Entretien avec Nathan Golshem


Qu’est ce qui t’a motivé à écrire ce livre ?

J’ai découvert les scènes punk, libertaires et anarchistes vers 2008 quand je suis entré au lycée. J’ai débarqué à l’infoshop du Kiosk qui était une émanation du Clandé. Au contact des personnes qui m’entouraient, j’ai réalisé que ce squat avait marqué beaucoup de gens. J’avais l’impression qu’il y avait un déficit de transmission (qui est essentiellement orale) autour de l’histoire de ce genre de lieux. J’ai commencé à m’y atteler en 2016, et j’ai fini d’écrire en 2021.

Pourquoi avoir choisi de retranscrire cette histoire par le biais d’entretiens ?

J’avais besoin de cet élan.
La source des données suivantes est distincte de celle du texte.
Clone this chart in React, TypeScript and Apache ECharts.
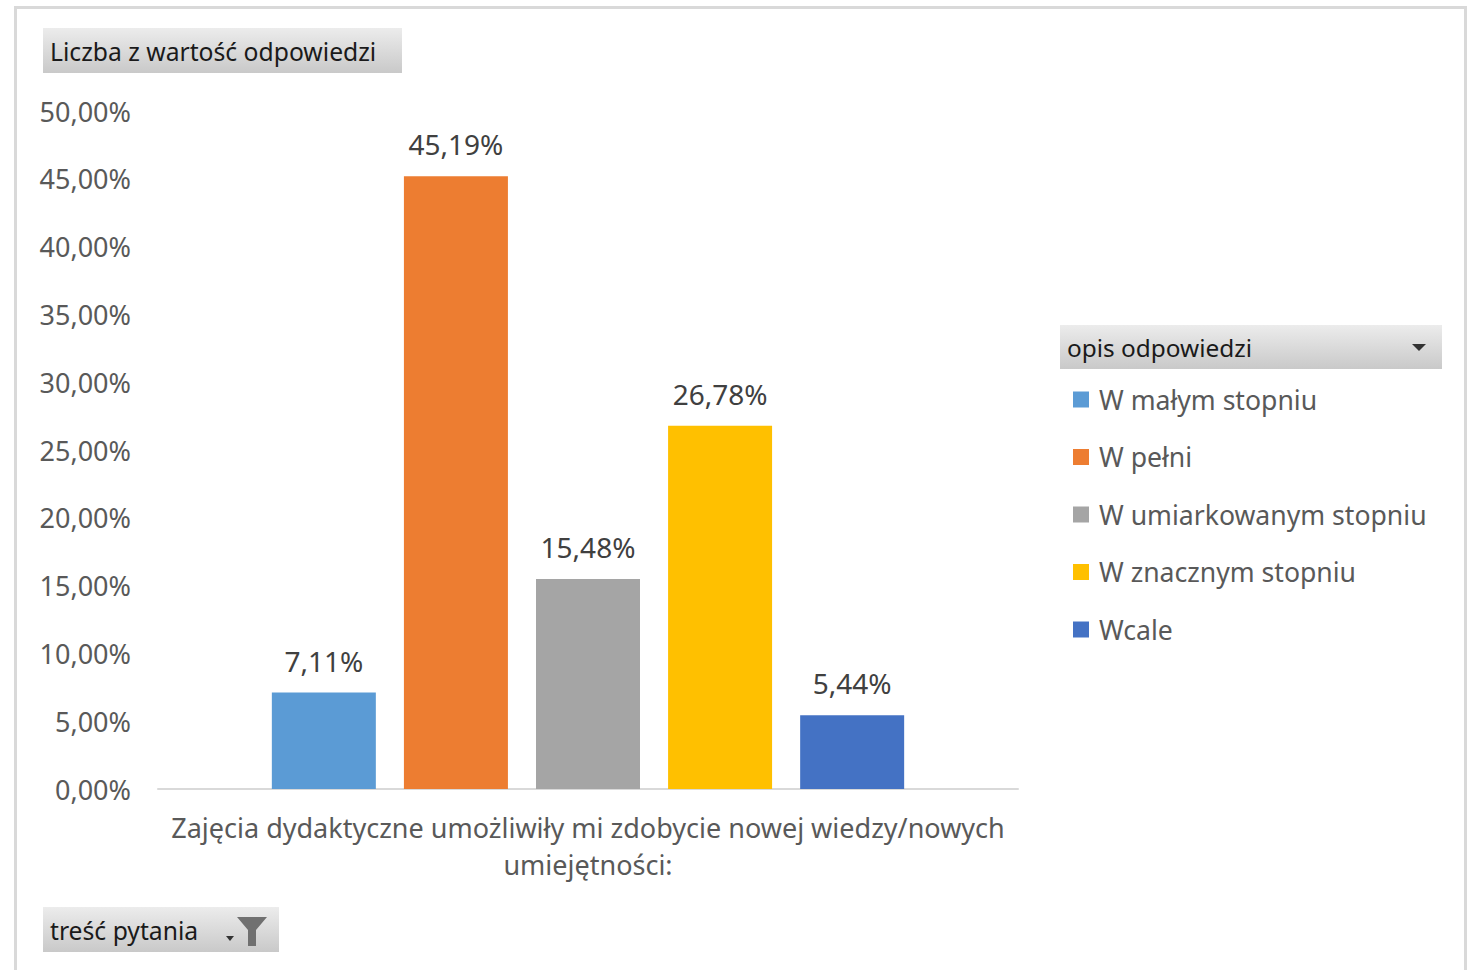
import React, { useEffect, useRef } from "react";
import * as echarts from "echarts";

const categories = ["Zajęcia dydaktyczne umożliwiły mi zdobycie nowej wiedzy/nowych\numiejętności:"];
const seriesNames = ["W małym stopniu", "W pełni", "W umiarkowanym stopniu", "W znacznym stopniu", "Wcale"];
const seriesValues = [7.11, 45.19, 15.48, 26.78, 5.44];
const seriesColors = ["#5B9BD5", "#ED7D31", "#A5A5A5", "#FFC000", "#4472C4"];
const yTicks = { min: 0, max: 50, interval: 5 };
const buttonTitle = "Liczba z wartość odpowiedzi";
const legendTitle = "opis odpowiedzi";
const filterTitle = "treść pytania";

const FONT = "'Noto Sans', sans-serif";
const fmt = (v: number) => v.toFixed(2).replace(".", ",") + "%";

const btnFill = new echarts.graphic.LinearGradient(0, 0, 0, 1, [
  { offset: 0, color: "#ececec" },
  { offset: 1, color: "#c9c9c9" },
]);

export default function App() {
  const ref = useRef<HTMLDivElement>(null);
  useEffect(() => {
    if (!ref.current) return;
    const chart = echarts.init(ref.current, undefined, { renderer: "svg" });
    chart.setOption({
      animation: false,
      backgroundColor: "#ffffff",
      grid: { left: 158, top: 111, width: 860, height: 678, containLabel: false },
      legend: {
        orient: "vertical",
        left: 1068,
        top: 381,
        icon: "rect",
        itemWidth: 16,
        itemHeight: 16,
        itemGap: 30.5,
        selectedMode: false,
        textStyle: { fontFamily: FONT, fontSize: 26.6, color: "#595959", padding: [0, 0, 0, 5] },
        data: seriesNames,
      },
      xAxis: {
        type: "category",
        data: categories,
        axisLine: { lineStyle: { color: "#d9d9d9", width: 2 } },
        axisTick: { show: false },
        axisLabel: {
          fontFamily: FONT,
          fontSize: 27,
          color: "#595959",
          lineHeight: 37,
          margin: 20,
        },
      },
      yAxis: {
        type: "value",
        min: yTicks.min,
        max: yTicks.max,
        interval: yTicks.interval,
        splitLine: { show: false },
        axisLine: { show: false },
        axisTick: { show: false },
        axisLabel: {
          formatter: (v: number) => fmt(v),
          fontFamily: FONT,
          fontSize: 27,
          color: "#595959",
          margin: 27,
        },
      },
      series: seriesNames.map((name, i) => ({
        name,
        type: "bar",
        barWidth: 104,
        barGap: "27%",
        itemStyle: { color: seriesColors[i] },
        label: {
          show: true,
          position: "top",
          distance: 18,
          formatter: (p: any) => fmt(p.value),
          fontFamily: FONT,
          fontSize: 28,
          color: "#404040",
        },
        data: [seriesValues[i]],
      })),
      graphic: [
        {
          type: "rect",
          shape: { x: 15.5, y: 7.5, width: 1450, height: 980 },
          style: { fill: "none", stroke: "#d9d9d9", lineWidth: 3 },
          silent: true,
        },
        {
          type: "rect",
          shape: { x: 43, y: 28, width: 359, height: 45 },
          style: { fill: btnFill },
        },
        {
          type: "text",
          x: 50,
          y: 51,
          style: { text: buttonTitle, fontFamily: FONT, fontSize: 24.7, fill: "#1a1a1a", verticalAlign: "middle" },
        },
        {
          type: "rect",
          shape: { x: 1060, y: 325, width: 382, height: 44 },
          style: { fill: btnFill },
        },
        {
          type: "text",
          x: 1067,
          y: 347,
          style: { text: legendTitle, fontFamily: FONT, fontSize: 24.4, fill: "#1a1a1a", verticalAlign: "middle" },
        },
        {
          type: "polygon",
          shape: { points: [[1412, 344], [1426, 344], [1419, 351]] },
          style: { fill: "#333333" },
        },
        {
          type: "rect",
          shape: { x: 43, y: 907, width: 236, height: 45 },
          style: { fill: btnFill },
        },
        {
          type: "text",
          x: 50,
          y: 930,
          style: { text: filterTitle, fontFamily: FONT, fontSize: 24.7, fill: "#1a1a1a", verticalAlign: "middle" },
        },
        {
          type: "polygon",
          shape: { points: [[226, 936], [234, 936], [230, 941]] },
          style: { fill: "#333333" },
        },
        {
          type: "polygon",
          shape: { points: [[237, 917], [267, 917], [256, 930], [256, 946], [248, 946], [248, 930]] },
          style: { fill: "#707070" },
        },
      ],
    });
    return () => chart.dispose();
  }, []);
  return (
    <div
      ref={ref}
      style={{ position: "fixed", left: 0, top: 0, width: 1471, height: 970 }}
    />
  );
}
Les personnes qui ont animé le Clandé en parlent avec des étoiles dans les yeux car c’est une partie de leur jeunesse. Et en même temps, je ne voulais pas mystifier le lieu. Je voulais raconter l’histoire d’un espace qui aurait pu en être un autre, de façon sincère et honnête.

Ce n’est pas « le lieu par excellence ». C’est une histoire collective, avec toutes ses complexités. Quelque part, Le Clandé sert de décor pour aborder toutes sortes de sujets, alimentés par les anecdotes.

Comment as-tu mené les entretiens ? De quelle façon les as-tu « assemblés » ?

Je me suis rendu compte que certains sujets revenaient. Certains m’intéressaient plus que d’autres… Au fur et à mesure des entretiens, j’ai orienté mes questions vers des sujets de plus en plus précis. Pour le « montage », je n’avais pas de technique particulière. J’ai du m’enfermer une semaine complète et ne faire que ça, histoire d’avoir tous les détails en tête. Cela a beau être un livre de témoignages, la façon de les ordonner reste subjective. Je voulais aussi que le récit soit fluide et agréable à lire.